Medication errors: what they are, how they happen, and how to avoid them

J.K. Aronson

From the Department of Primary Health Care, Rosemary Rue Building, Old Road Campus, Headington, Oxford OX3 7LF, UK

Address correspondence to J.K. Aronson, Reader in Clinical Pharmacology, Department of Primary Health Care, Rosemary Rue Building, Old Road Campus, Headington, Oxford OX3 7LF, UK. email: jeffrey.aronson{at}clinpharm.ox.ac.uk


   Abstract

A medication error is a failure in the treatment process that leads to, or has the potential to lead to, harm to the patient. Medication errors can occur in deciding which medicine and dosage regimen to use (prescribing faults—irrational, inappropriate, and ineffective prescribing, underprescribing, overprescribing); writing the prescription (prescription errors); manufacturing the formulation (wrong strength, contaminants or adulterants, wrong or misleading packaging); dispensing the formulation (wrong drug, wrong formulation, wrong label); administering or taking the medicine (wrong dose, wrong route, wrong frequency, wrong duration); monitoring therapy (failing to alter therapy when required, erroneous alteration). They can be classified, using a psychological classification of errors, as knowledge-, rule-, action- and memory-based errors. Although medication errors can occasionally be serious, they are not commonly so and are often trivial. However, it is important to detect them, since system failures that result in minor errors can later lead to serious errors. Reporting of errors should be encouraged by creating a blame-free, non-punitive environment. Errors in prescribing include irrational, inappropriate, and ineffective prescribing, underprescribing and overprescribing (collectively called prescribing faults) and errors in writing the prescription (including illegibility).
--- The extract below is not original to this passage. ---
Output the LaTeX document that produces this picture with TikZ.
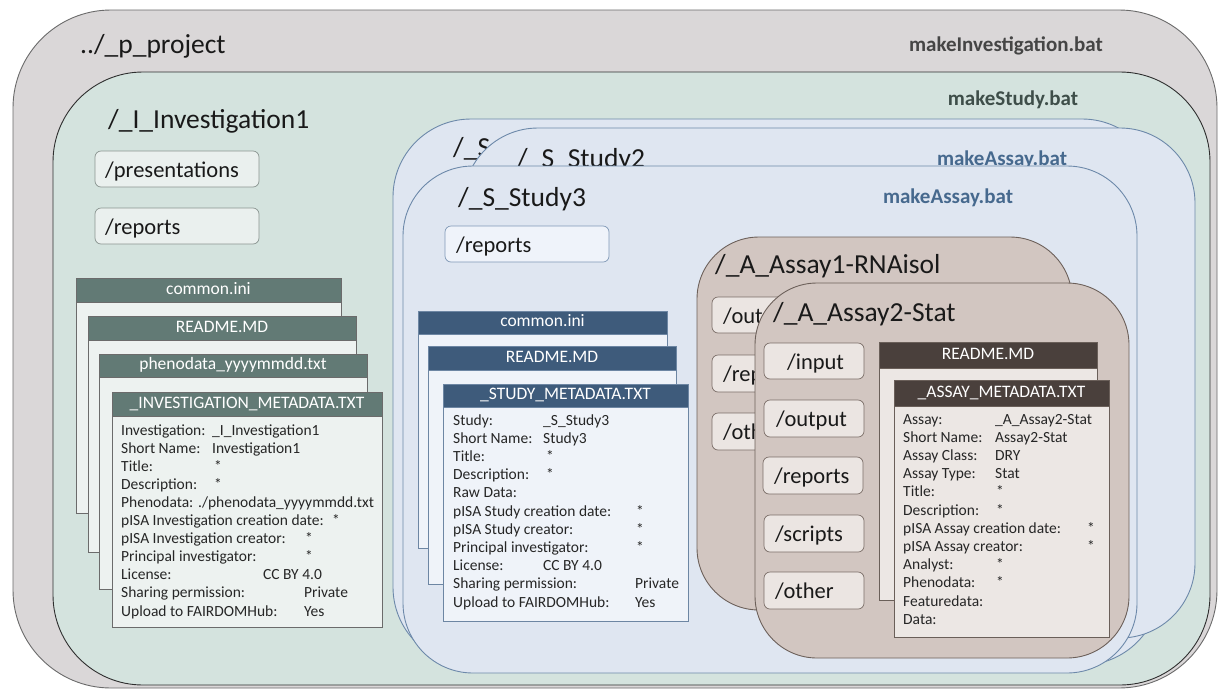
\documentclass[tikz,border=0pt]{standalone}
\usepackage{fontspec}
\setmainfont{Carlito}
\definecolor{projfill}{HTML}{DAD7D8}
\definecolor{projdraw}{HTML}{6B6B6B}
\definecolor{invfill}{HTML}{D4E3DE}
\definecolor{invdraw}{HTML}{2F2F2F}
\definecolor{studyfill}{HTML}{DFE6F1}
\definecolor{studydraw}{HTML}{6D89AA}
\definecolor{assayfill}{HTML}{D2C6C1}
\definecolor{assaydraw}{HTML}{6C605A}
\definecolor{invhead}{HTML}{627A75}
\definecolor{invbody}{HTML}{EDF2F0}
\definecolor{invdoc}{HTML}{6B6B6B}
\definecolor{studyhead}{HTML}{3E5B7B}
\definecolor{studybody}{HTML}{EFF3F9}
\definecolor{studydoc}{HTML}{6D86A3}
\definecolor{assayhead}{HTML}{4A403C}
\definecolor{assaybody}{HTML}{ECE7E4}
\definecolor{assaydoc}{HTML}{6A5F59}
\definecolor{invfoldfill}{HTML}{EAF0EE}
\definecolor{invfolddraw}{HTML}{8A9490}
\definecolor{stfoldfill}{HTML}{EFF3FA}
\definecolor{stfolddraw}{HTML}{7F98B6}
\definecolor{asfoldfill}{HTML}{EBE5E2}
\definecolor{asfolddraw}{HTML}{7A6D67}
\definecolor{batinv}{HTML}{454545}
\definecolor{batstudy}{HTML}{3E4E49}
\definecolor{batassay}{HTML}{46698E}
\begin{document}
\begin{tikzpicture}[x=1pt,y=-1pt,
 cont/.style={line width=0.9pt},
 ttl/.style={font=\fontsize{27.5}{30}\selectfont, anchor=base west, inner sep=0, text=black!90},
 bat/.style={font=\bfseries\fontsize{21}{24}\selectfont, anchor=base, inner sep=0},
 fold/.style={draw, line width=0.7pt, rounded corners=6pt, anchor=north west, minimum width=164pt, minimum height=36pt, inner sep=0, outer sep=0},
 foldt/.style={font=\fontsize{22.5}{26}\selectfont, anchor=base west, inner sep=0, text=black!90},
 dhead/.style={anchor=north west, inner sep=0, outer sep=0, text=white, font=\fontsize{17.5}{20}\selectfont, text height=11.5pt, text depth=3pt, draw, line width=0.7pt},
 meta/.style={font=\fontsize{15.5}{17}\selectfont, anchor=base west, inner sep=0, text=black!85},
 invdocbody/.style={fill=invbody, draw=invdoc, line width=0.7pt},
 stdocbody/.style={fill=studybody, draw=studydoc, line width=0.7pt},
 asdocbody/.style={fill=assaybody, draw=assaydoc, line width=0.7pt}]
\useasboundingbox (0,0) rectangle (1218,689);
\fill[white] (0,0) rectangle (1218,689);
% project
\filldraw[cont, fill=projfill, draw=projdraw, rounded corners=98pt] (13,10) rectangle (1217,688);
\node[ttl] (tproj) at (80,53) {../\_p\_project};
\node[bat, text=batinv] (binv) at (1006,51) {makeInvestigation.bat};
% investigation
\filldraw[cont, fill=invfill, draw=invdraw, rounded corners=90pt] (53,72) rectangle (1210,685);
\node[ttl] (tinv) at (108,128) {/\_I\_Investigation1};
\node[bat, text=batstudy] (bstudy) at (1013,105) {makeStudy.bat};
\node[fold, fill=invfoldfill, draw=invfolddraw] (ipres) at (95,151) {};
\node[foldt] (ipresT) at (105,177) {/presentations};
\node[fold, fill=invfoldfill, draw=invfolddraw] (irep) at (95,208) {};
\node[foldt] (irepT) at (105,234) {/reports};
% investigation docs
\draw[invdocbody] (76,278) rectangle (341,513);
\node[dhead, fill=invhead, draw=invdoc, minimum width=265pt, minimum height=24pt] (ic) at (76,278) {common.ini};
\draw[invdocbody] (88,316) rectangle (356,552);
\node[dhead, fill=invhead, draw=invdoc, minimum width=268pt, minimum height=24pt] (ir) at (88,316) {README.MD};
\draw[invdocbody] (99,354) rectangle (367,589);
\node[dhead, fill=invhead, draw=invdoc, minimum width=268pt, minimum height=23pt] (ip) at (99,354) {phenodata\_yyyymmdd.txt};
\draw[invdocbody] (112,392) rectangle (382,627);
\node[dhead, fill=invhead, draw=invdoc, minimum width=270pt, minimum height=24pt] (im) at (112,392) {\_INVESTIGATION\_METADATA.TXT};
\foreach \lab/\val/\vx [count=\k from 0] in {Investigation:/\_I\_Investigation1/212, Short Name:/Investigation1/212, Title:/*/214, Description:/*/214, Phenodata:/{./phenodata\_yyyymmdd.txt}/198, pISA Investigation creation date:/*/332, pISA Investigation creator:/*/305, Principal investigator:/*/305, License:/CC BY 4.0/263, Sharing permission:/Private/304, Upload to FAIRDOMHub:/Yes/304}
{ \node[meta] (il\k) at (121,435+18.1*\k) {\lab};
  \node[meta] (iv\k) at (\vx,435+18.1*\k) {\val}; }
% study 1
\filldraw[cont, fill=studyfill, draw=studydraw, rounded corners=78pt] (393,119) rectangle (1160,665);
\node[ttl] (ts1) at (453,156) {/\_S};
% study 2
\filldraw[cont, fill=studyfill, draw=studydraw, rounded corners=75pt] (463,128) rectangle (1195,638);
\node[ttl] (ts2) at (517,167) {/\_S\_Study2};
\node[bat, text=batassay] (ba2) at (1002,165) {makeAssay.bat};
% study 3
\filldraw[cont, fill=studyfill, draw=studydraw, rounded corners=70pt] (403,166) rectangle (1137,673);
\node[ttl] (ts3) at (458,206) {/\_S\_Study3};
\node[bat, text=batassay] (ba3) at (948,203) {makeAssay.bat};
\node[fold, fill=stfoldfill, draw=stfolddraw] (srep) at (445,226) {};
\node[foldt] (srepT) at (456,252) {/reports};
% study docs
\draw[stdocbody] (418,311) rectangle (667,548);
\node[dhead, fill=studyhead, draw=studydoc, minimum width=249pt, minimum height=23pt] (sc) at (418,311) {common.ini};
\draw[stdocbody] (428,346) rectangle (676,584);
\node[dhead, fill=studyhead, draw=studydoc, minimum width=248pt, minimum height=24pt] (sr) at (428,346) {README.MD};
\draw[stdocbody] (443,384) rectangle (688,621);
\node[dhead, fill=studyhead, draw=studydoc, minimum width=245pt, minimum height=23pt] (sm) at (443,384) {\_STUDY\_METADATA.TXT};
\foreach \lab/\val/\vx [count=\k from 0] in {Study:/\_S\_Study3/543, Short Name:/Study3/543, Title:/*/546, Description:/*/546, Raw Data://543, pISA Study creation date:/*/636, pISA Study creator:/*/636, Principal investigator:/*/636, License:/CC BY 4.0/543, Sharing permission:/Private/635, Upload to FAIRDOMHub:/Yes/635}
{ \node[meta] (sl\k) at (453,425+18.2*\k) {\lab};
  \node[meta] (sv\k) at (\vx,425+18.2*\k) {\val}; }
% assay 1
\filldraw[cont, fill=assayfill, draw=assaydraw, rounded corners=62pt] (697,237) rectangle (1072,610);
\node[ttl] (ta1) at (715,273) {/\_A\_Assay1-RNAisol};
\node[fold, fill=asfoldfill, draw=asfolddraw, minimum width=100pt] (a1out) at (712,297) {};
\node[foldt] (a1outT) at (723,323) {/out};
\node[fold, fill=asfoldfill, draw=asfolddraw, minimum width=100pt, minimum height=37pt] (a1rep) at (712,355) {};
\node[foldt] (a1repT) at (723,381) {/rep};
\node[fold, fill=asfoldfill, draw=asfolddraw, minimum width=100pt, minimum height=37pt] (a1oth) at (712,413) {};
\node[foldt] (a1othT) at (723,439) {/oth};
% assay 2
\filldraw[cont, fill=assayfill, draw=assaydraw, rounded corners=62pt] (755,283) rectangle (1129,658);
\node[ttl] (ta2) at (773,321) {/\_A\_Assay2-Stat};
\node[fold, fill=asfoldfill, draw=asfolddraw, minimum width=100pt] (a2in) at (764,343) {};
\node[foldt] (a2inT) at (787,369) {/input};
\node[fold, fill=asfoldfill, draw=asfolddraw, minimum width=100pt, minimum height=37pt] (a2out) at (764,400) {};
\node[foldt] (a2outT) at (776,426) {/output};
\node[fold, fill=asfoldfill, draw=asfolddraw, minimum width=100pt, minimum height=37pt] (a2rep) at (763,457) {};
\node[foldt] (a2repT) at (774,483) {/reports};
\node[fold, fill=asfoldfill, draw=asfolddraw, minimum width=100pt, minimum height=37pt] (a2scr) at (764,515) {};
\node[foldt] (a2scrT) at (775,541) {/scripts};
\node[fold, fill=asfoldfill, draw=asfolddraw, minimum width=100pt, minimum height=37pt] (a2oth) at (764,572) {};
\node[foldt] (a2othT) at (775,598) {/other};
% assay docs
\draw[asdocbody] (879,342) rectangle (1097,600);
\node[dhead, fill=assayhead, draw=assaydoc, minimum width=218pt, minimum height=26pt] (ar) at (879,342) {README.MD};
\draw[asdocbody] (894,380) rectangle (1109,637);
\node[dhead, fill=assayhead, draw=assaydoc, minimum width=215pt, minimum height=26pt] (am) at (894,380) {\_ASSAY\_METADATA.TXT};
\foreach \lab/\val/\vx [count=\k from 0] in {Assay:/\_A\_Assay2-Stat/995, Short Name:/Assay2-Stat/995, Assay Class:/DRY/995, Assay Type:/Stat/995, Title:/*/996, Description:/*/996, pISA Assay creation date:/*/1087, pISA Assay creator:/*/1087, Analyst:/*/996, Phenodata:/*/996, Featuredata://995, Data://995}
{ \node[meta] (al\k) at (903,424+18.2*\k) {\lab};
  \node[meta] (av\k) at (\vx,424+18.2*\k) {\val}; }
\end{tikzpicture}
\end{document}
Avoiding medication errors is important in balanced prescribing, which is the use of a medicine that is appropriate to the patient's condition and, within the limits created by the uncertainty that attends therapeutic decisions, in a dosage regimen that optimizes the balance of benefit to harm. In balanced prescribing the mechanism of action of the drug should be married to the pathophysiology of the disease.